A Veteran’s Legacy
He was a boy once, taught to ride ponies by his mama.
He had only one sister, no brothers, and a father who wasn’t present.
He was a boy who couldn’t breathe, lungs constricted by asthma.
He worked odd jobs to help support the family.
He was a boy who played saxophone and clarinet well.
He struggled in classes and was told he wasn’t bright.
He was a boy when he left school, not yet graduated, not yet 18.
He left school on the promise of a high school diploma.
He was too young to sign the papers.
He asked his mother for consent; she conceded, her only son would serve.
He was skinny, runt-like, at only 109 pounds, but they would take him.
He would play in the band and be trained as a medic.
He would serve in the name of his family, his friends, his country.
He served in the Navy, on the USS Yorktown, in the Pacific during WWII.
He played his saxophone and wheezed at night.
He saw action.
He saw death and pain and horror no boy of 16 or 17 should see.
He bonded with his shipmates, and they with him.

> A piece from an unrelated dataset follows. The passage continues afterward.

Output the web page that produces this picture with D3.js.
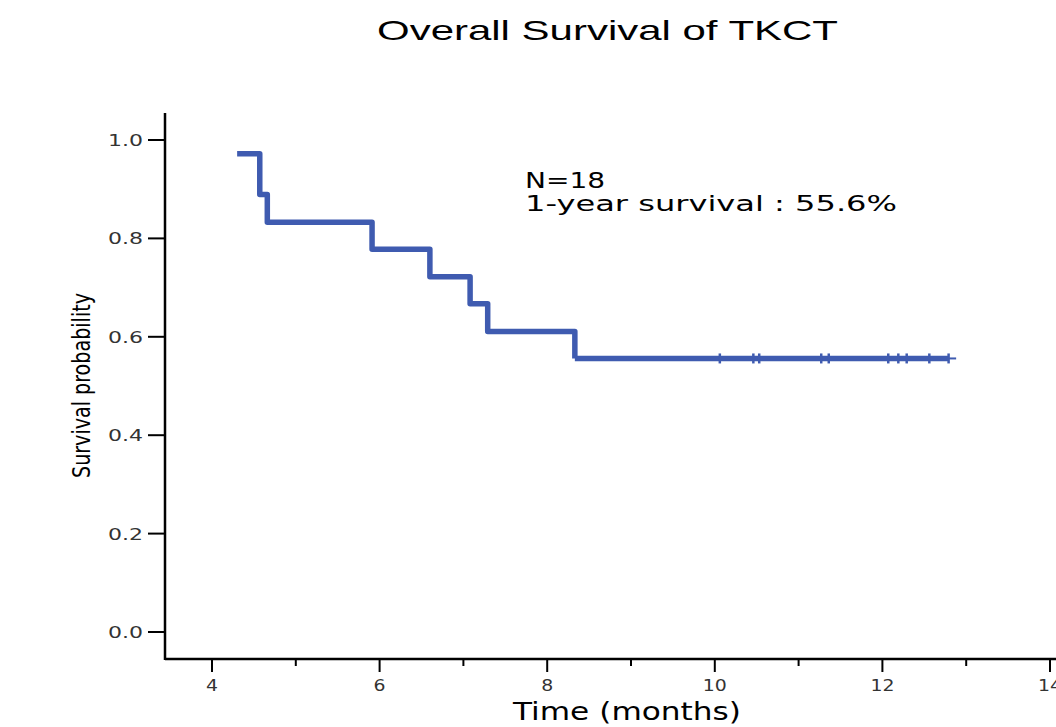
<!DOCTYPE html>
<html>
<head>
<meta charset="utf-8">
<script src="https://cdn.jsdelivr.net/npm/d3@7"></script>
<style>
body { margin: 0; background: #fff; }
text { font-family: "DejaVu Sans", sans-serif; }
</style>
</head>
<body>
<div id="chart"></div>
<script>
var outerW = 1056,
	outerH = 727;

// KM step data: event times and survival level after each event
var startTime = 4.3;
var startSurv = 0.972;
var eventTimes = [4.57, 4.66, 5.91, 6.60, 7.08, 7.29, 8.33];
var eventSurv = [0.889, 0.833, 0.778, 0.722, 0.667, 0.611, 0.556];
var endTime = 12.88;
var censorTimes = [10.06, 10.46, 10.53, 11.27, 11.36, 12.07, 12.19, 12.29, 12.56, 12.79];

var xTicks = [4, 6, 8, 10, 12, 14];
var xMinor = [5, 7, 9, 11, 13];
var yTicks = [0.0, 0.2, 0.4, 0.6, 0.8, 1.0];

var svg = d3.select("#chart")
	.append("svg")
	.attr("width", outerW)
	.attr("height", outerH);

var x = d3.scaleLinear().domain([4, 14]).range([212, 1050]);
var y = d3.scaleLinear().domain([0, 1]).range([632, 140]);

var axisX = 165, axisY = 659;

// axes lines
svg.append("line")
	.attr("x1", axisX).attr("x2", axisX)
	.attr("y1", 113).attr("y2", axisY + 1)
	.attr("stroke", "#000").attr("stroke-width", 2.5);
svg.append("line")
	.attr("x1", axisX).attr("x2", outerW)
	.attr("y1", axisY).attr("y2", axisY)
	.attr("stroke", "#000").attr("stroke-width", 2.5);

// y ticks
yTicks.forEach(function(v) {
	svg.append("line")
		.attr("x1", axisX - 17).attr("x2", axisX)
		.attr("y1", y(v)).attr("y2", y(v))
		.attr("stroke", "#000").attr("stroke-width", 2);
	svg.append("text")
		.attr("x", 143).attr("y", y(v) + 6)
		.attr("text-anchor", "end")
		.attr("fill", "#333")
		.style("font-size", "16px")
		.attr("textLength", 35)
		.attr("lengthAdjust", "spacingAndGlyphs")
		.text(v.toFixed(1));
});

// x ticks
xTicks.forEach(function(v) {
	svg.append("line")
		.attr("x1", x(v)).attr("x2", x(v))
		.attr("y1", axisY).attr("y2", axisY + 13)
		.attr("stroke", "#000").attr("stroke-width", 2);
	svg.append("text")
		.attr("x", x(v)).attr("y", 691)
		.attr("text-anchor", "middle")
		.attr("fill", "#333")
		.style("font-size", "16px")
		.attr("textLength", String(v).length * 12)
		.attr("lengthAdjust", "spacingAndGlyphs")
		.text(v);
});
xMinor.forEach(function(v) {
	svg.append("line")
		.attr("x1", x(v)).attr("x2", x(v))
		.attr("y1", axisY).attr("y2", axisY + 7)
		.attr("stroke", "#000").attr("stroke-width", 2);
});

// survival curve
var pts = [[startTime, startSurv]];
var prev = startSurv;
eventTimes.forEach(function(t, i) {
	pts.push([t, prev]);
	pts.push([t, eventSurv[i]]);
	prev = eventSurv[i];
});
var lineGen = d3.line().x(function(d) { return x(d[0]); }).y(function(d) { return y(d[1]); });

svg.append("path")
	.attr("d", lineGen(pts))
	.attr("fill", "none")
	.attr("stroke", "#3F5BB0")
	.attr("stroke-width", 5.5)
	.attr("stroke-linejoin", "round");

// flat tail after last event
var lastT = eventTimes[eventTimes.length - 1];
svg.append("path")
	.attr("d", lineGen([[lastT, prev], [censorTimes[censorTimes.length - 1], prev]]))
	.attr("fill", "none")
	.attr("stroke", "#3F5BB0")
	.attr("stroke-width", 5.5);
svg.append("path")
	.attr("d", lineGen([[censorTimes[censorTimes.length - 1], prev], [endTime, prev]]))
	.attr("fill", "none")
	.attr("stroke", "#3F5BB0")
	.attr("stroke-width", 2);

// censor marks
censorTimes.forEach(function(t) {
	svg.append("line")
		.attr("x1", x(t)).attr("x2", x(t))
		.attr("y1", y(prev) - 5).attr("y2", y(prev) + 5)
		.attr("stroke", "#3F5BB0").attr("stroke-width", 2.5);
});

// annotation
svg.append("text")
	.attr("x", 525).attr("y", 188)
	.style("font-size", "22px")
	.attr("textLength", 80)
	.attr("lengthAdjust", "spacingAndGlyphs")
	.text("N=18");
svg.append("text")
	.attr("x", 525).attr("y", 211)
	.style("font-size", "22px")
	.attr("textLength", 372)
	.attr("lengthAdjust", "spacingAndGlyphs")
	.text("1-year survival : 55.6%");

// title
svg.append("text")
	.attr("x", 377).attr("y", 40)
	.style("font-family", "'Liberation Sans', Arial, sans-serif")
	.style("font-size", "28px")
	.attr("textLength", 461)
	.attr("lengthAdjust", "spacingAndGlyphs")
	.text("Overall Survival of TKCT");

// axis labels
svg.append("text")
	.attr("x", 513).attr("y", 720)
	.style("font-size", "24px")
	.attr("textLength", 228)
	.attr("lengthAdjust", "spacingAndGlyphs")
	.text("Time (months)");

svg.append("text")
	.attr("transform", "translate(90,478) rotate(-90)")
	.style("font-family", "'Liberation Sans Narrow', 'DejaVu Sans Condensed', sans-serif")
	.style("font-size", "24px")
	.attr("textLength", 185)
	.attr("lengthAdjust", "spacingAndGlyphs")
	.text("Survival probability");
</script>
</body>
</html>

He mourned the loss of his best friend.
He swallowed his fear.
He rescued men when the ship was hit.
He was injured.
He earned medals.
He entered as a boy; he left as a man.
He said he simply did what he had to do, that they all did.
He lived in Paris after the war.
He played jazz and conversed with Jean-Paul Sartre.
He returned home to begin anew.
He went back to school on the GI bill.
He became a lawyer.
He met a woman and proposed 6 weeks later.
He married her in less than a year.
He started a family and he returned to school.
He became a psychologist.
He built a marriage, a family, and a private practice.
He became a writer.
He regularly challenged his mind; education mattered to the boy who left high school.
He teased with a dry sense of humor.
He encouraged and guided his children in their education and in life.
He traveled the world and inspired his children to do the same.
He woke with sick children, mourned the loss of a child, and assembled toys late on Christmas Eve.
He openly missed them when the last had left the nest.
He loved his children well.
He was a romantic.
He would buy her violets, the flowers she carried on their wedding day.
He called her “Doll”, and his eyes still sparkled each time he looked at her.
He would ask her, “Did I make you feel loved today?” at the end of the day.
He held her hand when they walked.
He celebrated their love.
He would share almost 50 years with her.
He loved her well.
He rarely spoke of the pain he had seen in the war or in life.
He served his country, his community, and his family.
He left a legacy of discipline, of humility, but most of all, of love.
He was a veteran, and I’m proud to say he was my father.
And, he is missed.
To all the men and women who serve and have served our country, my family and I thank you.